* _Set task_: Copy each line of the records that holds the string "standalone".

* _Entries supplied_:
•••••
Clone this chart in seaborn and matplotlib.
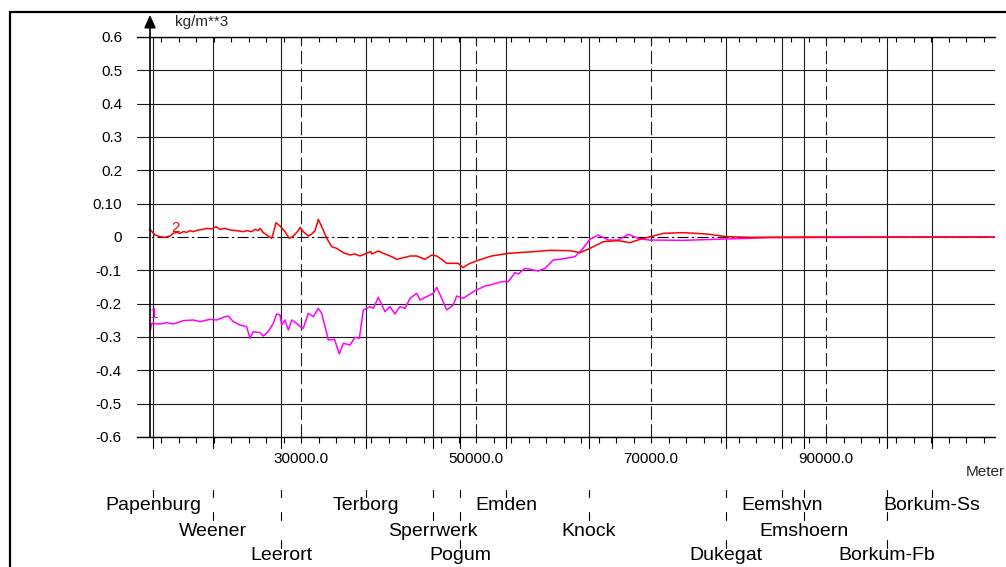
•••••
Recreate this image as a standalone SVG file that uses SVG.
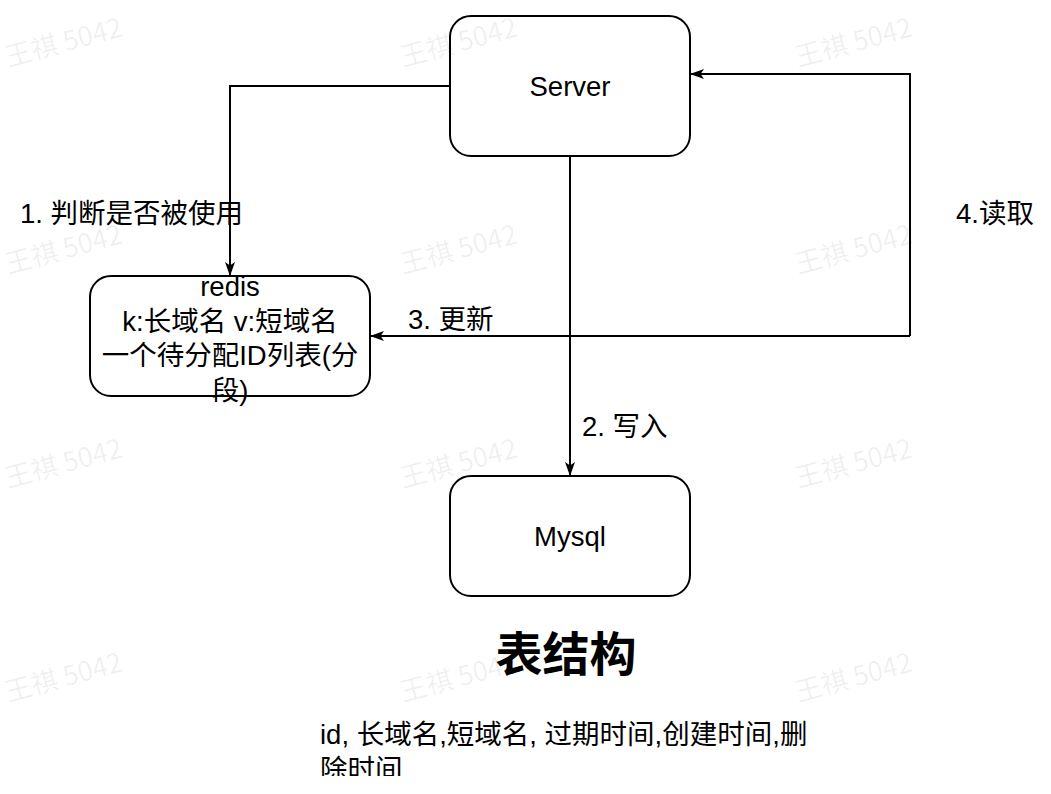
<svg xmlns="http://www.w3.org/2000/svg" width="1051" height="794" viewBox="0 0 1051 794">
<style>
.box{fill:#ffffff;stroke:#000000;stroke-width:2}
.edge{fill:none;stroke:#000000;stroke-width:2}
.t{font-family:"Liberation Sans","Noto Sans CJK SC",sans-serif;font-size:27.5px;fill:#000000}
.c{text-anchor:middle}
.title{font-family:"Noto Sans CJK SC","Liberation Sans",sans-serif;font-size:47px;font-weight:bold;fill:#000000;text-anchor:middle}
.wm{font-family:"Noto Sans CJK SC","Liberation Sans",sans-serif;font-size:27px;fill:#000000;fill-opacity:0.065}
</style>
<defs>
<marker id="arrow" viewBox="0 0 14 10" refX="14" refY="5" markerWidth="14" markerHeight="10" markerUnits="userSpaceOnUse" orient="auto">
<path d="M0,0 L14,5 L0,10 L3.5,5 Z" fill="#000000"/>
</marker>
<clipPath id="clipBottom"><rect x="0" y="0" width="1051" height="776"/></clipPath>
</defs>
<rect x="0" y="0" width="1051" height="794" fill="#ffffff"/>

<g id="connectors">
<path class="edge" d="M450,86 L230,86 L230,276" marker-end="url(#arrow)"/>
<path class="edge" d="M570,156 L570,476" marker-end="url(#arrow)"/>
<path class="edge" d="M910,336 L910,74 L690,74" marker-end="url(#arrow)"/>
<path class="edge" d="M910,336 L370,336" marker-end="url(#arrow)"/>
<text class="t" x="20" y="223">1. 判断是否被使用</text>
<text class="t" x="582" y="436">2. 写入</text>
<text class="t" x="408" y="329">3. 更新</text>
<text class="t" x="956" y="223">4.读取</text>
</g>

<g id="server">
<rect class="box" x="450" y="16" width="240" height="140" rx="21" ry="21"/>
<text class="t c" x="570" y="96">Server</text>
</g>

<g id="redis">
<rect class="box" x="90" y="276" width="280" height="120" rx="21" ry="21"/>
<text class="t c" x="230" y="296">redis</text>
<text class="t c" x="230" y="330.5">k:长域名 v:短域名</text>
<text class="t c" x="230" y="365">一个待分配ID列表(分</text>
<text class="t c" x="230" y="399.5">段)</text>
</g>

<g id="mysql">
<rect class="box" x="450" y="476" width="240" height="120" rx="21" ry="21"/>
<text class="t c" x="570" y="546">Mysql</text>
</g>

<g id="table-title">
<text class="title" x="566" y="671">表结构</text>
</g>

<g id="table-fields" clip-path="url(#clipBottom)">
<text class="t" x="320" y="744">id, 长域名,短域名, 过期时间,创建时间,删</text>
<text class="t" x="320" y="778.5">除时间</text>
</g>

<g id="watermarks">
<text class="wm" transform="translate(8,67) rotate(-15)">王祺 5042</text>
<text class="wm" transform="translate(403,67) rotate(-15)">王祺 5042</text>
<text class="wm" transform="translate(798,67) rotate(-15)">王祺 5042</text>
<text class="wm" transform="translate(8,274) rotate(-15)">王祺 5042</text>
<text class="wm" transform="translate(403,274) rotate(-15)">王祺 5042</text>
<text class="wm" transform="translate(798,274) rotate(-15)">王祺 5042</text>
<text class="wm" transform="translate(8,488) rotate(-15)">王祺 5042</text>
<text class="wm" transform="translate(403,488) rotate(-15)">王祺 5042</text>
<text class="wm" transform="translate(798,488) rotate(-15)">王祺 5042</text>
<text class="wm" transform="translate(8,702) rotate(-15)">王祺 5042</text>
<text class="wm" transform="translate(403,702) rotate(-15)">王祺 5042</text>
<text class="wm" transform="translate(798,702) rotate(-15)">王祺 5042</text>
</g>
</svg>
•••••
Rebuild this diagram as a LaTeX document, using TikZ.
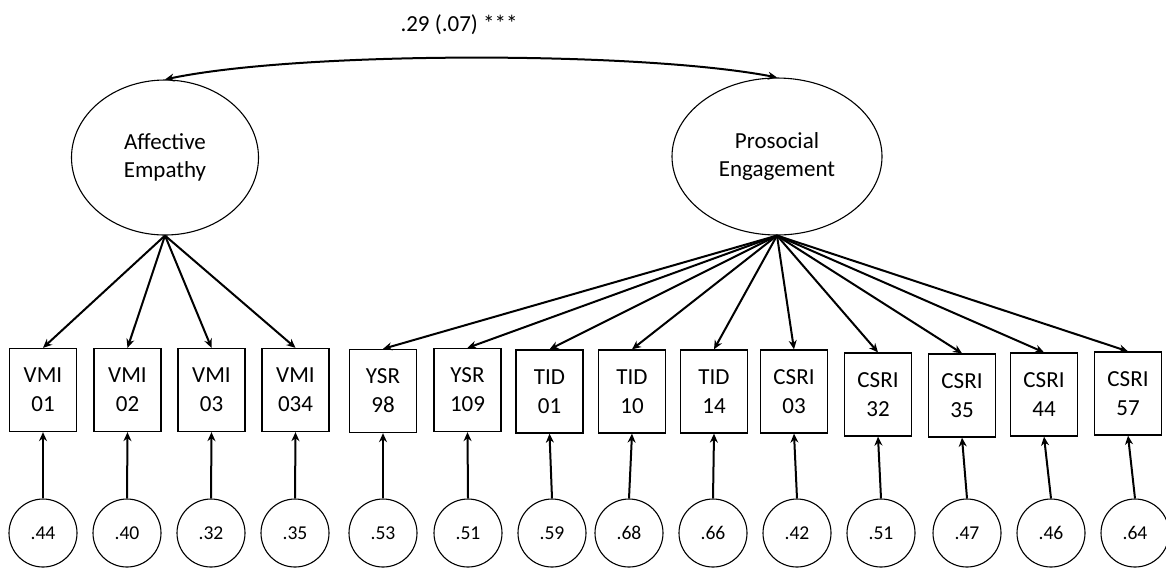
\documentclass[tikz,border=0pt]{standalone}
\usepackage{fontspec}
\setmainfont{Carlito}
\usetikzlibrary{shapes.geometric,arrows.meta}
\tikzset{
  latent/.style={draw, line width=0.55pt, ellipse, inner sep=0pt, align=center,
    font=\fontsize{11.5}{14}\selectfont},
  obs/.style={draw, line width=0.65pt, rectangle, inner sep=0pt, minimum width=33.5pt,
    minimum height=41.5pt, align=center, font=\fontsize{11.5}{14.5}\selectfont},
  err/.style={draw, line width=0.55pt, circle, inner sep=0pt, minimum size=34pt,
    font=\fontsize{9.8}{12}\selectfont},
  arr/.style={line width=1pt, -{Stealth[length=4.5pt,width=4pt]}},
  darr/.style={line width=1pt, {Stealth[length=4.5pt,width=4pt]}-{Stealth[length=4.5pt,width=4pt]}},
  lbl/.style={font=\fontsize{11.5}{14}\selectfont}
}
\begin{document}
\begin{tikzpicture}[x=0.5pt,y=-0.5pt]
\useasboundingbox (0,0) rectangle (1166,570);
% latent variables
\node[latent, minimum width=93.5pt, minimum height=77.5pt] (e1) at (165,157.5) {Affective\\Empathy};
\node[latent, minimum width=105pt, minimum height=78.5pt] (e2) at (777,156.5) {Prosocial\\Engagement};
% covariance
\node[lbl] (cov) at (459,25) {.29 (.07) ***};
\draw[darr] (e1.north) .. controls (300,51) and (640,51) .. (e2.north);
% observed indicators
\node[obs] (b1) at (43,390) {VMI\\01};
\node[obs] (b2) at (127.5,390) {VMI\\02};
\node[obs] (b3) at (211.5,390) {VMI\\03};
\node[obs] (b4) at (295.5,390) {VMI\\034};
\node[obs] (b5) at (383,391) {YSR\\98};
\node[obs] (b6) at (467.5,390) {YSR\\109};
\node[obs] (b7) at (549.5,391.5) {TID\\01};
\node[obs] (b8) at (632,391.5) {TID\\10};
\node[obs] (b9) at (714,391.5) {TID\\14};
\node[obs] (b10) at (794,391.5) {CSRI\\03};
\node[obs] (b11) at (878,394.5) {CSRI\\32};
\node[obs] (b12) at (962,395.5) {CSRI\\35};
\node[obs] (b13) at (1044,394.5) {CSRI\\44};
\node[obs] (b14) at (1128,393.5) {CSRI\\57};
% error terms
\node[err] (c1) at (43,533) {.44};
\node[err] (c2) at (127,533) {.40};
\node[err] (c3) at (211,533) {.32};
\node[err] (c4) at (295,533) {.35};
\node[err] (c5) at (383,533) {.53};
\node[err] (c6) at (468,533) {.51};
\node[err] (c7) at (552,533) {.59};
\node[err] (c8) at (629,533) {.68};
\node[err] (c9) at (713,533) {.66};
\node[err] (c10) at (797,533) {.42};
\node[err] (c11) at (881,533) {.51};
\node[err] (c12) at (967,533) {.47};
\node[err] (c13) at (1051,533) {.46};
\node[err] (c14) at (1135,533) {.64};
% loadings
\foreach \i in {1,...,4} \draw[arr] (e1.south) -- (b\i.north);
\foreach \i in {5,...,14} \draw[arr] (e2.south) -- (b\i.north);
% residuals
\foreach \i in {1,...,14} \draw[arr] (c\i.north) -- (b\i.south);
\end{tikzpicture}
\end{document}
•••••
* _Final result_:
Recreate this image as a standalone SVG file that uses SVG.
\documentclass[tikz,border=0pt]{standalone}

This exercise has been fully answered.